What you have to do ▸
Please transcribe the data that follows without the pictures, keeping every word the same.

--------------------------------------------------

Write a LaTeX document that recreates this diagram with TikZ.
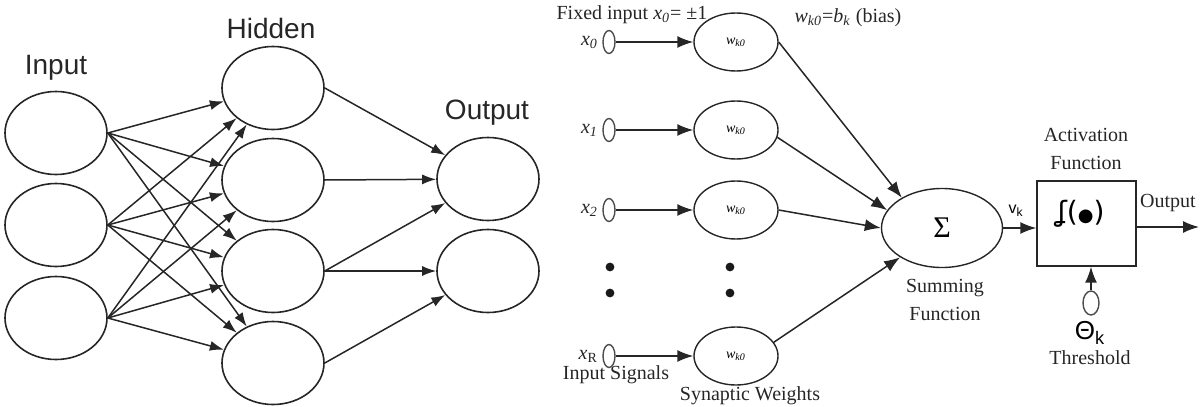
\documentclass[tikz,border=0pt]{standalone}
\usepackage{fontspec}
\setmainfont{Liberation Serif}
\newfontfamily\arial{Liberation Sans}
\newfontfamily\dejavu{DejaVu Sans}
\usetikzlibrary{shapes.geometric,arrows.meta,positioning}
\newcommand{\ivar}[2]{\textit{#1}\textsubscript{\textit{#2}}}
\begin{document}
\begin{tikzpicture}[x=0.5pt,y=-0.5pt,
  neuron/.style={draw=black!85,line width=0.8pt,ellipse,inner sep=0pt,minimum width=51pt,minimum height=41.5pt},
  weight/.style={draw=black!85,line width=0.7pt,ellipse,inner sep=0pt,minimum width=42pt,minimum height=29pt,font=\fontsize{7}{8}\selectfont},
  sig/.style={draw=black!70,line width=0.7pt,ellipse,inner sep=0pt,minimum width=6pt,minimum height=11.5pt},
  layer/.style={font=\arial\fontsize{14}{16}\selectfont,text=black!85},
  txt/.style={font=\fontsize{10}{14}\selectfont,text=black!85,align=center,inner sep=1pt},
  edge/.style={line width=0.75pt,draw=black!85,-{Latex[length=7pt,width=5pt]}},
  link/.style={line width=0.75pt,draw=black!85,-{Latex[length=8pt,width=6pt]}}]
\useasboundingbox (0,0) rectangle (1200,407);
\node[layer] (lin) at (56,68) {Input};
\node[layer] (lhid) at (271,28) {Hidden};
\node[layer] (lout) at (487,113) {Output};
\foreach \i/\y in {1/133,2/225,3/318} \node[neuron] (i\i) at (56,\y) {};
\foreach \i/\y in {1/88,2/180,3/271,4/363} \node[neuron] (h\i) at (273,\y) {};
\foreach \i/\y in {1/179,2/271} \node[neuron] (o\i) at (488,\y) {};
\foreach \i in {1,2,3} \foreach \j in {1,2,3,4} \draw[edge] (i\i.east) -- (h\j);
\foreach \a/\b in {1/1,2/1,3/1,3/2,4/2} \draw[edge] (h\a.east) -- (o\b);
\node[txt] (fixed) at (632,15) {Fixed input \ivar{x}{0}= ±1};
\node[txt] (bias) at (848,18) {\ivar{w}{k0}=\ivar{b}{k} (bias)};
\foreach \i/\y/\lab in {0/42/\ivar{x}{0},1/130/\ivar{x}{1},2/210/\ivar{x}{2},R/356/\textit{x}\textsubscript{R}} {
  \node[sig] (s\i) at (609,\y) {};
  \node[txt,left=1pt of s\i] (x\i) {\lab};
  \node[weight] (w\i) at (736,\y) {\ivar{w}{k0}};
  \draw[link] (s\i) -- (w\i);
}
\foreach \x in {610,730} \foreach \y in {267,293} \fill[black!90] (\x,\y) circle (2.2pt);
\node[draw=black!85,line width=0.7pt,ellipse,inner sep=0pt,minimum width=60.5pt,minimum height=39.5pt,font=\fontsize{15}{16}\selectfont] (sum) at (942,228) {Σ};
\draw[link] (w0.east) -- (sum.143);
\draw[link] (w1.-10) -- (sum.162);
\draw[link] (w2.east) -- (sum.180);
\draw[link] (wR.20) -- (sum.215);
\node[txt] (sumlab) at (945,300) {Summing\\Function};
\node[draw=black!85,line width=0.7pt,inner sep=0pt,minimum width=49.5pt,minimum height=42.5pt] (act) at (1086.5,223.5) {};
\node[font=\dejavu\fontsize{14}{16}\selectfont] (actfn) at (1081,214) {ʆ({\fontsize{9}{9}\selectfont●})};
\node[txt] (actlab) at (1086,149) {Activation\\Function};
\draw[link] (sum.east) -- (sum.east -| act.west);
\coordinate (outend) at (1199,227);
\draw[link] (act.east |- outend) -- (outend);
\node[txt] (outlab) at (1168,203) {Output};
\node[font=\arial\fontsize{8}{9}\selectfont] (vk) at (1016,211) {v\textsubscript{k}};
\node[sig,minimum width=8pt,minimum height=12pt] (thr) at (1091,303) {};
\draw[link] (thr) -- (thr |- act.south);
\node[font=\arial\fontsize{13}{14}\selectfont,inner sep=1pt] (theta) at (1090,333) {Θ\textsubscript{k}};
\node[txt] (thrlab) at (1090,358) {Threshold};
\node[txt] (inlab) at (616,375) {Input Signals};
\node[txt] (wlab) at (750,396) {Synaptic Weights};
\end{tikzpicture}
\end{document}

--------------------------------------------------

Reply to the task ▸
Write a LaTeX document that recreates this diagram with TikZ.
\documentclass[tikz,border=0pt]{standalone}
\usepackage{fontspec}
\setmainfont{Liberation Serif}
\newfontfamily\arial{Liberation Sans}
\newfontfamily\dejavu{DejaVu Sans}
\usetikzlibrary{shapes.geometric,arrows.meta,positioning}
\newcommand{\ivar}[2]{\textit{#1}\textsubscript{\textit{#2}}}
\begin{document}
\begin{tikzpicture}[x=0.5pt,y=-0.5pt,
  neuron/.style={draw=black!85,line width=0.8pt,ellipse,inner sep=0pt,minimum width=51pt,minimum height=41.5pt},
  weight/.style={draw=black!85,line width=0.7pt,ellipse,inner sep=0pt,minimum width=42pt,minimum height=29pt,font=\fontsize{7}{8}\selectfont},
  sig/.style={draw=black!70,line width=0.7pt,ellipse,inner sep=0pt,minimum width=6pt,minimum height=11.5pt},
  layer/.style={font=\arial\fontsize{14}{16}\selectfont,text=black!85},
  txt/.style={font=\fontsize{10}{14}\selectfont,text=black!85,align=center,inner sep=1pt},
  edge/.style={line width=0.75pt,draw=black!85,-{Latex[length=7pt,width=5pt]}},
  link/.style={line width=0.75pt,draw=black!85,-{Latex[length=8pt,width=6pt]}}]
\useasboundingbox (0,0) rectangle (1200,407);
\node[layer] (lin) at (56,68) {Input};
\node[layer] (lhid) at (271,28) {Hidden};
\node[layer] (lout) at (487,113) {Output};
\foreach \i/\y in {1/133,2/225,3/318} \node[neuron] (i\i) at (56,\y) {};
\foreach \i/\y in {1/88,2/180,3/271,4/363} \node[neuron] (h\i) at (273,\y) {};
\foreach \i/\y in {1/179,2/271} \node[neuron] (o\i) at (488,\y) {};
\foreach \i in {1,2,3} \foreach \j in {1,2,3,4} \draw[edge] (i\i.east) -- (h\j);
\foreach \a/\b in {1/1,2/1,3/1,3/2,4/2} \draw[edge] (h\a.east) -- (o\b);
\node[txt] (fixed) at (632,15) {Fixed input \ivar{x}{0}= ±1};
\node[txt] (bias) at (848,18) {\ivar{w}{k0}=\ivar{b}{k} (bias)};
\foreach \i/\y/\lab in {0/42/\ivar{x}{0},1/130/\ivar{x}{1},2/210/\ivar{x}{2},R/356/\textit{x}\textsubscript{R}} {
  \node[sig] (s\i) at (609,\y) {};
  \node[txt,left=1pt of s\i] (x\i) {\lab};
  \node[weight] (w\i) at (736,\y) {\ivar{w}{k0}};
  \draw[link] (s\i) -- (w\i);
}
\foreach \x in {610,730} \foreach \y in {267,293} \fill[black!90] (\x,\y) circle (2.2pt);
\node[draw=black!85,line width=0.7pt,ellipse,inner sep=0pt,minimum width=60.5pt,minimum height=39.5pt,font=\fontsize{15}{16}\selectfont] (sum) at (942,228) {Σ};
\draw[link] (w0.east) -- (sum.143);
\draw[link] (w1.-10) -- (sum.162);
\draw[link] (w2.east) -- (sum.180);
\draw[link] (wR.20) -- (sum.215);
\node[txt] (sumlab) at (945,300) {Summing\\Function};
\node[draw=black!85,line width=0.7pt,inner sep=0pt,minimum width=49.5pt,minimum height=42.5pt] (act) at (1086.5,223.5) {};
\node[font=\dejavu\fontsize{14}{16}\selectfont] (actfn) at (1081,214) {ʆ({\fontsize{9}{9}\selectfont●})};
\node[txt] (actlab) at (1086,149) {Activation\\Function};
\draw[link] (sum.east) -- (sum.east -| act.west);
\coordinate (outend) at (1199,227);
\draw[link] (act.east |- outend) -- (outend);
\node[txt] (outlab) at (1168,203) {Output};
\node[font=\arial\fontsize{8}{9}\selectfont] (vk) at (1016,211) {v\textsubscript{k}};
\node[sig,minimum width=8pt,minimum height=12pt] (thr) at (1091,303) {};
\draw[link] (thr) -- (thr |- act.south);
\node[font=\arial\fontsize{13}{14}\selectfont,inner sep=1pt] (theta) at (1090,333) {Θ\textsubscript{k}};
\node[txt] (thrlab) at (1090,358) {Threshold};
\node[txt] (inlab) at (616,375) {Input Signals};
\node[txt] (wlab) at (750,396) {Synaptic Weights};
\end{tikzpicture}
\end{document}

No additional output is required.